**PROBLEM REQUIREMENTS**: List each line holding the string "Output".

**SOURCE DATA**:
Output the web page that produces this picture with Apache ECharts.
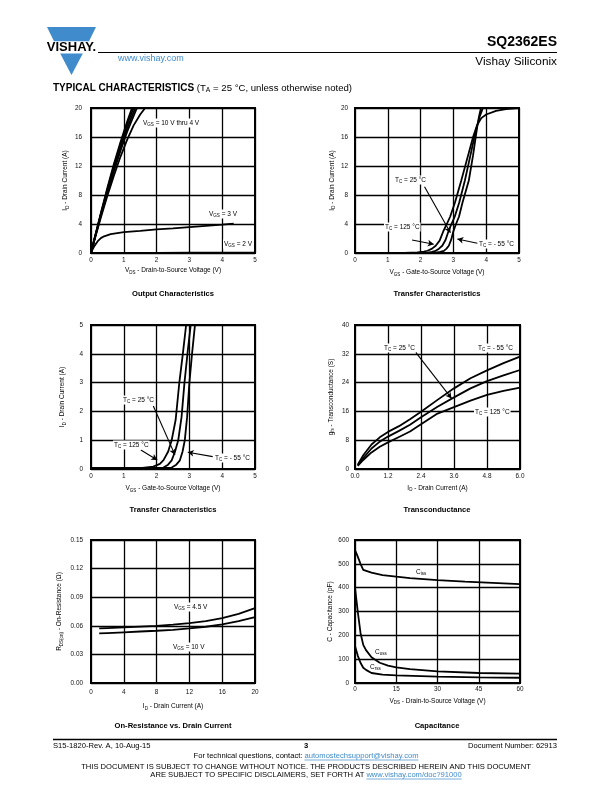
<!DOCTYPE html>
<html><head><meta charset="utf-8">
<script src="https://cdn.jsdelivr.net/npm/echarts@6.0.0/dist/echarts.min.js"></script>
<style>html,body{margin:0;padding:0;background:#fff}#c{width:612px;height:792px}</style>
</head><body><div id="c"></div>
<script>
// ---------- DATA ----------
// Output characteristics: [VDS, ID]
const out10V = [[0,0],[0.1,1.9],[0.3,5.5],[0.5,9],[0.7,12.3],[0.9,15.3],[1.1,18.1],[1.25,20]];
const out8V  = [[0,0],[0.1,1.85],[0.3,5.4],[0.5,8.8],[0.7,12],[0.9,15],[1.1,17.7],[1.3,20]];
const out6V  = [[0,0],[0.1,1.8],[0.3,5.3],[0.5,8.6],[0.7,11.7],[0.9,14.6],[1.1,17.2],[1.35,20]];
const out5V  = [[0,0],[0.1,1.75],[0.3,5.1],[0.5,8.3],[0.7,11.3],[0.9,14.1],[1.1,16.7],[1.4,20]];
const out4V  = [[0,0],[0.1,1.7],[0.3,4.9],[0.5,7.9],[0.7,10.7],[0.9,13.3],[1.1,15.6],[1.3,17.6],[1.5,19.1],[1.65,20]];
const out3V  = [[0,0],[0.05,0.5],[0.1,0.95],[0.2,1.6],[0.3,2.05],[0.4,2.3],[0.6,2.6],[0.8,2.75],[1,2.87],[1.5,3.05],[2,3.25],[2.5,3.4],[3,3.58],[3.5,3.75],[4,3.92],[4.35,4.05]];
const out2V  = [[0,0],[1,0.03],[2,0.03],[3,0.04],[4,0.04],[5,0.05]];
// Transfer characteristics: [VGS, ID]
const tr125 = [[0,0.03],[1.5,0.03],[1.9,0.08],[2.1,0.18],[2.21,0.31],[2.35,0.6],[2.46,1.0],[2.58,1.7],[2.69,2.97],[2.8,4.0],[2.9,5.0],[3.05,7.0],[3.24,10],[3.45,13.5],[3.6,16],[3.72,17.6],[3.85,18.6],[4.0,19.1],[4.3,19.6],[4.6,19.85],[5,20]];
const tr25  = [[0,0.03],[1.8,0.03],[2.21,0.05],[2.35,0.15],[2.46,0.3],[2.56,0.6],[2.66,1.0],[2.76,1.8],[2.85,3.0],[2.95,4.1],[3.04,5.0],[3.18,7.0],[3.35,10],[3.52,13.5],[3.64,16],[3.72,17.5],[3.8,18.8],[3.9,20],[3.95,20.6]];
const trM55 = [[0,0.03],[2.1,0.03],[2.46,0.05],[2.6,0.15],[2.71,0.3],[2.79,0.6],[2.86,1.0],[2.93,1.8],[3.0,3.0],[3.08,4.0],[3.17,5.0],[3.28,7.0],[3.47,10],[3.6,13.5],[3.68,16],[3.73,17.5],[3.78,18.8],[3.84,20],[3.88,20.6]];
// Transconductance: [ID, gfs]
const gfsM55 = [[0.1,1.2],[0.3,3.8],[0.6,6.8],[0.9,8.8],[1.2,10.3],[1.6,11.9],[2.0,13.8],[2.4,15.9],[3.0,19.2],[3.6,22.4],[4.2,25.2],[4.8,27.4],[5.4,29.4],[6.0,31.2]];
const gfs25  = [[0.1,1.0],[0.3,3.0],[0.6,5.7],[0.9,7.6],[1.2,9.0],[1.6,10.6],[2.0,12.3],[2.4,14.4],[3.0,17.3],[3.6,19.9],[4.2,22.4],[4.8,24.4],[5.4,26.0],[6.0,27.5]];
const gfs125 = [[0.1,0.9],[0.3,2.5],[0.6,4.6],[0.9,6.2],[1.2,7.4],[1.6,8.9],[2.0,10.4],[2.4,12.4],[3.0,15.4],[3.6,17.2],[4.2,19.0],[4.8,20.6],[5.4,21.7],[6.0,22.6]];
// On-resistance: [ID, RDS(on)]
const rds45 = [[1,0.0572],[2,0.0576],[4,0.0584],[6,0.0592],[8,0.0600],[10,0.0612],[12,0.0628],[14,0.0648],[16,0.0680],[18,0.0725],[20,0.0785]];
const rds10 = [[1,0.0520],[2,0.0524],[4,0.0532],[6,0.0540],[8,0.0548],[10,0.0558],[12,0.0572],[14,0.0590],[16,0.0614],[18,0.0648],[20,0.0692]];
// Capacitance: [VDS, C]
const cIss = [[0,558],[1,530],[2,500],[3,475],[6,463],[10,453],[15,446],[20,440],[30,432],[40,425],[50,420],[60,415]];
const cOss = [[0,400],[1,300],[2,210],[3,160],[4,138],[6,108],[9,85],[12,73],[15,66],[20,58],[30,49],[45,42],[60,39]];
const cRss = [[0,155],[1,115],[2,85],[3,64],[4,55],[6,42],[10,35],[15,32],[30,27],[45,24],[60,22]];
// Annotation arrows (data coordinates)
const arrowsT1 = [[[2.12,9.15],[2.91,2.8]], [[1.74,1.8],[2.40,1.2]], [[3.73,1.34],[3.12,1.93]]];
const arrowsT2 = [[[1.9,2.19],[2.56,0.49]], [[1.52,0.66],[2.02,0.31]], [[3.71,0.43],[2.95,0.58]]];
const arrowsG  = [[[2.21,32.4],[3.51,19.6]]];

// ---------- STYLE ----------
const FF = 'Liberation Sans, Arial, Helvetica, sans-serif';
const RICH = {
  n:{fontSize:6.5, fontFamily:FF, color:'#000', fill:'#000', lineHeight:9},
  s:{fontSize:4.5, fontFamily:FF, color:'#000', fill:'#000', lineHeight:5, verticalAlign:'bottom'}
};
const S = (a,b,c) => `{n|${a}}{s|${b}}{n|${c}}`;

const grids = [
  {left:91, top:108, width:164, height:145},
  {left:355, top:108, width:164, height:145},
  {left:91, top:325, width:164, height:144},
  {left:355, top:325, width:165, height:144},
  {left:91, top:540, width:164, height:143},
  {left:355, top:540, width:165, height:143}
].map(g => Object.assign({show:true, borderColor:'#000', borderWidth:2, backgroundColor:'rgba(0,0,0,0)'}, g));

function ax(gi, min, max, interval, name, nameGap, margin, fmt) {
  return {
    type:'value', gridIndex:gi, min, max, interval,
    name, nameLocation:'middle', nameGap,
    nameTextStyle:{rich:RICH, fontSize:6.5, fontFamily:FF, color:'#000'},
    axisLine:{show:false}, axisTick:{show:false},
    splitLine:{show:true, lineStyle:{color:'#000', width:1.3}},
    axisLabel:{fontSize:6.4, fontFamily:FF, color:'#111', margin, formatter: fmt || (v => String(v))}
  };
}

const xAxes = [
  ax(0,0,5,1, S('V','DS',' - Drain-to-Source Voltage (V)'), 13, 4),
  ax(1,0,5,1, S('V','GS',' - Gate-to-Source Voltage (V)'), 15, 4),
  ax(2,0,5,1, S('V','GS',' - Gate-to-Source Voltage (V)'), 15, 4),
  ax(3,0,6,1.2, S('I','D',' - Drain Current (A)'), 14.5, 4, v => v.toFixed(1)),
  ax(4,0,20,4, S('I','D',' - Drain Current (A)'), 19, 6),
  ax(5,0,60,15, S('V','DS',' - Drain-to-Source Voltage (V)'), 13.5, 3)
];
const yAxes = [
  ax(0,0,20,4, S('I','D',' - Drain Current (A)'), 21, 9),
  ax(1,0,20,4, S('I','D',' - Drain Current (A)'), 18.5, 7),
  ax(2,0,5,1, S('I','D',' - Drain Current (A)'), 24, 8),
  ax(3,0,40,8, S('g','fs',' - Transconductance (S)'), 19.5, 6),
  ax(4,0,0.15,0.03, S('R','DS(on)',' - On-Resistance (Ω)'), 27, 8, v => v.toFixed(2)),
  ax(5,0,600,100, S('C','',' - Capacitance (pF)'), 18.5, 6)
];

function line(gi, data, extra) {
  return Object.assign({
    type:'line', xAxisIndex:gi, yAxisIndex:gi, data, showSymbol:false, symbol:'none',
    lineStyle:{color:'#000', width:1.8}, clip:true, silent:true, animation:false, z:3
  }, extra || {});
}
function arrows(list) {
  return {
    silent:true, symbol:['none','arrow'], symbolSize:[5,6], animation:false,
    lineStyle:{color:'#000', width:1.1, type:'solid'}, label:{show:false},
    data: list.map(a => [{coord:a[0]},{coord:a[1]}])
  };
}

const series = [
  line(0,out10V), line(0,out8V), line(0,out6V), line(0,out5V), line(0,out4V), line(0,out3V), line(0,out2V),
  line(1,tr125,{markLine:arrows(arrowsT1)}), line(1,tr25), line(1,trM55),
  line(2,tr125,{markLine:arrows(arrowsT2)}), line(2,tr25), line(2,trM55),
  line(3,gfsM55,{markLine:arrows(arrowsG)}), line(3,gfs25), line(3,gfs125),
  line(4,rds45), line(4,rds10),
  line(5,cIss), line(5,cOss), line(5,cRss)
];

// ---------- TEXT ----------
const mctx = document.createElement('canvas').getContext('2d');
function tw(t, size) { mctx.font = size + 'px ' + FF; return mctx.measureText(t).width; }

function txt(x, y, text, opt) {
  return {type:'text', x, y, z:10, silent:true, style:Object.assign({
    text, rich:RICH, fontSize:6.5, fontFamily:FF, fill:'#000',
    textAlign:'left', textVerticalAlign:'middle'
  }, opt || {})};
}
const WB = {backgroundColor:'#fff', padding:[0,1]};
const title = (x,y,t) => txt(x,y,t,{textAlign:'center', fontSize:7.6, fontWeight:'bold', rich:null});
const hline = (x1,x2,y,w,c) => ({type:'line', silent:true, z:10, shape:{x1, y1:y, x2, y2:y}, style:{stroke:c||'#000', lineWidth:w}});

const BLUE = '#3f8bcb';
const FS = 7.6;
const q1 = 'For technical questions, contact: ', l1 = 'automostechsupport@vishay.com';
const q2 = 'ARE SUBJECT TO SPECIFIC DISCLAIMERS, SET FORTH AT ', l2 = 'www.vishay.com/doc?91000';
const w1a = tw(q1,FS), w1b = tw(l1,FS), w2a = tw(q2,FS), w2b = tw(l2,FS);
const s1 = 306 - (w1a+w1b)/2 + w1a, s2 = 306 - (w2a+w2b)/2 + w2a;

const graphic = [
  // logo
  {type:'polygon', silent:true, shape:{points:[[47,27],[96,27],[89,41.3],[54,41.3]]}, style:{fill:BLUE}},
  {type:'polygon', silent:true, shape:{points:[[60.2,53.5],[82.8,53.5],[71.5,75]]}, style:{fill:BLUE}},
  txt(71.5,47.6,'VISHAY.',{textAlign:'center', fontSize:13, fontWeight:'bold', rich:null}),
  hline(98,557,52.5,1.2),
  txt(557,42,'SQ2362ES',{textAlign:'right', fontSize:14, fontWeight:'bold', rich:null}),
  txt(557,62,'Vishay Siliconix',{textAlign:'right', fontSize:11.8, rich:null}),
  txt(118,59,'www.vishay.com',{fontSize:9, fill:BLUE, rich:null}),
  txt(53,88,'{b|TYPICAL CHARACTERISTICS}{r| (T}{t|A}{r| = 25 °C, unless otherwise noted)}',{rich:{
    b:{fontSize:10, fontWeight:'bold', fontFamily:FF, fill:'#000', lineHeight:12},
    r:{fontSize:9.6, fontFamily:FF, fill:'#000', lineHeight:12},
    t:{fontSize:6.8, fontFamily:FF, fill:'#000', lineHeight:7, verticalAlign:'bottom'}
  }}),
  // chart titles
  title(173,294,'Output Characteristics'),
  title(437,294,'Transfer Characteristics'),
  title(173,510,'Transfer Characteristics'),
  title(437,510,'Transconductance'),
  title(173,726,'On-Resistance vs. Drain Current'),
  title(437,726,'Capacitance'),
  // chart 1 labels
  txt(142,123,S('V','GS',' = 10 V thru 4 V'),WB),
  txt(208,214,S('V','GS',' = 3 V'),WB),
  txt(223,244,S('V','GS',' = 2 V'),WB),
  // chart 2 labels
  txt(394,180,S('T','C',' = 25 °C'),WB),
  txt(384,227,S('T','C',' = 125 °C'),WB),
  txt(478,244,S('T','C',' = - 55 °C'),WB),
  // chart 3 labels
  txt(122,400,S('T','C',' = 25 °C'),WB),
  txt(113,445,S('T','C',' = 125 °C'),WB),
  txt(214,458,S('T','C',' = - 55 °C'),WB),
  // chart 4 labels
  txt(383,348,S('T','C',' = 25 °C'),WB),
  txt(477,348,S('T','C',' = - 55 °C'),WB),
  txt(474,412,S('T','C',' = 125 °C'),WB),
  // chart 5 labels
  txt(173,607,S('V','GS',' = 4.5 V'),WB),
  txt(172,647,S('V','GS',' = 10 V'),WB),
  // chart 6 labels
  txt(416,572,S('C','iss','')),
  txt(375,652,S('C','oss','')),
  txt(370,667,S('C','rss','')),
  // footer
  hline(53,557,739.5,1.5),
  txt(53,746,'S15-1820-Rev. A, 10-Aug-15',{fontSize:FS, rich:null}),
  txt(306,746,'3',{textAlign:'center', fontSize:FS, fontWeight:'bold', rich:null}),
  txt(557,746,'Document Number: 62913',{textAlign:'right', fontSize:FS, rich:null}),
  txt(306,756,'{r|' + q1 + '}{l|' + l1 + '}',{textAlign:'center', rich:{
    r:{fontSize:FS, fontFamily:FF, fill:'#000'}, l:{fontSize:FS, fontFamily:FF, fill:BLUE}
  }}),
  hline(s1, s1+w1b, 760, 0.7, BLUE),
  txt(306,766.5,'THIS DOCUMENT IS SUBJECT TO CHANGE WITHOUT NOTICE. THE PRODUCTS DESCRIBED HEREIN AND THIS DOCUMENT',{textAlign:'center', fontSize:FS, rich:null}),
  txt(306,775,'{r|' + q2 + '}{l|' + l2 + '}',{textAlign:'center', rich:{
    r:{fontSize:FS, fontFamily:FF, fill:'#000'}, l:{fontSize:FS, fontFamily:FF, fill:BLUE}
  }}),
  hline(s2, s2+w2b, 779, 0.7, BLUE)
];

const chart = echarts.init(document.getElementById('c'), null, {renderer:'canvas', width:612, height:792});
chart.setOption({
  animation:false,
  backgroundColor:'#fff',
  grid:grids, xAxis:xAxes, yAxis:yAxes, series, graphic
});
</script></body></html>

**SOLUTION TO THE PROBLEM**:
Output the web page that produces this picture with Apache ECharts.
// Output characteristics: [VDS, ID]
  title(173,294,'Output Characteristics'),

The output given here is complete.